著者:真藤順丈
メディアファクトリー
1,260(税込) |
読み始めは、地図に書かれた場所にまつわる物語が展開されており、後のページもこのような物語が紹介されるのかと思いきや、実は、物語が記載された地図帖を持つ「地図男」と地図男に魅了される「俺」の物語でもあるのです。
「地図男」とは一体何者か。軌道の矢印が書き込みと付箋で埋め尽くされ、所々に物語の断片が書かれた紙切れが挟まった地図帖の持ち主。行動範囲は関東エリアで神出鬼没。沈思黙考型でありながら、会話を嫌うわけでもない性格。
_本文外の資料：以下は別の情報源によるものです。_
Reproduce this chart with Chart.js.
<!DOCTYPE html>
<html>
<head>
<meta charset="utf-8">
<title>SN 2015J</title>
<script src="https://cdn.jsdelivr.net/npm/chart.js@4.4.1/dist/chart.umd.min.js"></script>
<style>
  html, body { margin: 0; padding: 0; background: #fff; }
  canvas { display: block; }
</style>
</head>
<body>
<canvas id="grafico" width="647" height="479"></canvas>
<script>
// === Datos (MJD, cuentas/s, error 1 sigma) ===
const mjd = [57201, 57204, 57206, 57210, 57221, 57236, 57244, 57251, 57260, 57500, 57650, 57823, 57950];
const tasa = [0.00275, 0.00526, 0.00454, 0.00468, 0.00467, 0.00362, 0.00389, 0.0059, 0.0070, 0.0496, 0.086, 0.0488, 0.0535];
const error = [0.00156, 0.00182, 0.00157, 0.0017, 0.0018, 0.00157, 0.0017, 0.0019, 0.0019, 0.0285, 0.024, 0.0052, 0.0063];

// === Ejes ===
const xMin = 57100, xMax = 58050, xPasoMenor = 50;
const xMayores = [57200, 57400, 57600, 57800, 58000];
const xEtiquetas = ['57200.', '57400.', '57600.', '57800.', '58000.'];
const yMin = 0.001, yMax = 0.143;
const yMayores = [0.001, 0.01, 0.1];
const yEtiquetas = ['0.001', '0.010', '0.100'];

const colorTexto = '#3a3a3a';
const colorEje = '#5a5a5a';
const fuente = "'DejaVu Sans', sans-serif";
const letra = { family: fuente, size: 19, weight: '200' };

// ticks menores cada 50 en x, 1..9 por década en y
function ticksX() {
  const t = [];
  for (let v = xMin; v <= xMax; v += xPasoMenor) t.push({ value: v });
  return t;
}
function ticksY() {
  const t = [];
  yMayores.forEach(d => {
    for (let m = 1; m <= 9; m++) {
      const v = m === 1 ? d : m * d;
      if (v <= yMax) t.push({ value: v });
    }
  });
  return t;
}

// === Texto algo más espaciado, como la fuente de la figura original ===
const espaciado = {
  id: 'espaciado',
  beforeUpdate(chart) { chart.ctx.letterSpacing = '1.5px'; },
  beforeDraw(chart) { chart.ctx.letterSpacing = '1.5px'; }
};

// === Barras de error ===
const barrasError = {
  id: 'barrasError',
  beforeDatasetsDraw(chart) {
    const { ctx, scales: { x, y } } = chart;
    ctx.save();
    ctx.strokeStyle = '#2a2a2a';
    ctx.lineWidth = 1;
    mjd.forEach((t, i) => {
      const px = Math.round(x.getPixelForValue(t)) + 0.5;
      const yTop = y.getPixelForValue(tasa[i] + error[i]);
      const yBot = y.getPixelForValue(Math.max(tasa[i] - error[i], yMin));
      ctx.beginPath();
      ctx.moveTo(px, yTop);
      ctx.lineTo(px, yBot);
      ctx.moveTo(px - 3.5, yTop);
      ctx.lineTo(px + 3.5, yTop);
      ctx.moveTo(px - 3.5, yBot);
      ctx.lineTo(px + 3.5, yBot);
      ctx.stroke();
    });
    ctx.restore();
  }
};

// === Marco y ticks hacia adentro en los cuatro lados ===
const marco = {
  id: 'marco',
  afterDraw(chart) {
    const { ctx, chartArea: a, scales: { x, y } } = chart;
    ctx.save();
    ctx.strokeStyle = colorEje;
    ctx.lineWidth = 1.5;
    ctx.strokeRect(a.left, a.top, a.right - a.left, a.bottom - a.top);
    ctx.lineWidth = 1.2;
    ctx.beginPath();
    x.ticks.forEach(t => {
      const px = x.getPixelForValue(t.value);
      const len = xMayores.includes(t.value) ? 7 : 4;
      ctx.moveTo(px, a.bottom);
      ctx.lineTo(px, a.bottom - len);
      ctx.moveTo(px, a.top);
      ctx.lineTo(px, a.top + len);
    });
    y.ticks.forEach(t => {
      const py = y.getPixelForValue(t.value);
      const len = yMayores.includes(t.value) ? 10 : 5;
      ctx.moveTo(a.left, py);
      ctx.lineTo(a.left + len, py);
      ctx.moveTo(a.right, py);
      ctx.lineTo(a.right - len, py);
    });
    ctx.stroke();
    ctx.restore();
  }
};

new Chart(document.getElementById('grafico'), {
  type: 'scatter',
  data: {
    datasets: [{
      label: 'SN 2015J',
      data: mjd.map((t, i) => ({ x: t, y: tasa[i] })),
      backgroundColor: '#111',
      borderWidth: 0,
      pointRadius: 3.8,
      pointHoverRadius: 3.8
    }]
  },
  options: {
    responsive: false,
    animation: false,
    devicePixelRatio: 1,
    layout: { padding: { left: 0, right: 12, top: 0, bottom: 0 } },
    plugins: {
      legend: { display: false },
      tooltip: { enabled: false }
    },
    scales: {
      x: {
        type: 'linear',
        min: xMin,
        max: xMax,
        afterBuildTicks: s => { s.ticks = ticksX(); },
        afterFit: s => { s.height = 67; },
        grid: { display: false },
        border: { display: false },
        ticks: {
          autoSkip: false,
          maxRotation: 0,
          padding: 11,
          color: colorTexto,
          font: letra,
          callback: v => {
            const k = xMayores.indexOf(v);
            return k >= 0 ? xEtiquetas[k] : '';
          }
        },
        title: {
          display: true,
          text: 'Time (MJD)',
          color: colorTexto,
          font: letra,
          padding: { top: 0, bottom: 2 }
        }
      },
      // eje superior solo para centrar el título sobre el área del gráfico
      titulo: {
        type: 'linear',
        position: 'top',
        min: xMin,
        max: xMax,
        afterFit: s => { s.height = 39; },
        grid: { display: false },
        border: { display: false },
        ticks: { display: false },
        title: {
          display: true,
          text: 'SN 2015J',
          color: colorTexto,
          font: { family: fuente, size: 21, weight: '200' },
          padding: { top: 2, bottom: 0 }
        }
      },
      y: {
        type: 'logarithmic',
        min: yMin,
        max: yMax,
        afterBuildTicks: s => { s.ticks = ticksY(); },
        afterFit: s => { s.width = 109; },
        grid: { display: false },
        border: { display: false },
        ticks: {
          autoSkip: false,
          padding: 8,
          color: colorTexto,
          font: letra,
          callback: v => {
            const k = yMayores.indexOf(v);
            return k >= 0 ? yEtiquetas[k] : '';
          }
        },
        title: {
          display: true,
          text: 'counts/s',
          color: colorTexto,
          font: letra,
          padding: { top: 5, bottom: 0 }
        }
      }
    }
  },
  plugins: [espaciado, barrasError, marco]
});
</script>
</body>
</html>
そんな地図男に「俺」は神奈川県茅ヶ崎市の国道138号線で初めて出会います。
ある日、地図をなくした俺は、地図帖を小脇に抱えた男に道を尋ねます。大体の場所を言うと、男はすぐに的確な場所を諳(そら)んじ始めるのです。さらに、開かれた地図帖を見て驚いた俺は、紙面に書かれた物語に興味を惹かれていきます。
その後、地図男に遭遇することがちょっとした楽しみになっていた俺は、会うたびに地図に書かれた物語を読ませてもらうようになります。そして、俺は次第に、地図男自身と物語の背景に隠された謎を突き止めようと地図男を探し始めるのです。
地図に書かれた物語と、地図男と俺の物語が交互に語られる本書。そして実は、その物語と地図男を結ぶものがある謎。読み進めるうちに、自分自身もいつかどこかで地図男に会いに出かけたくなるような、楽しみをくれる一冊です。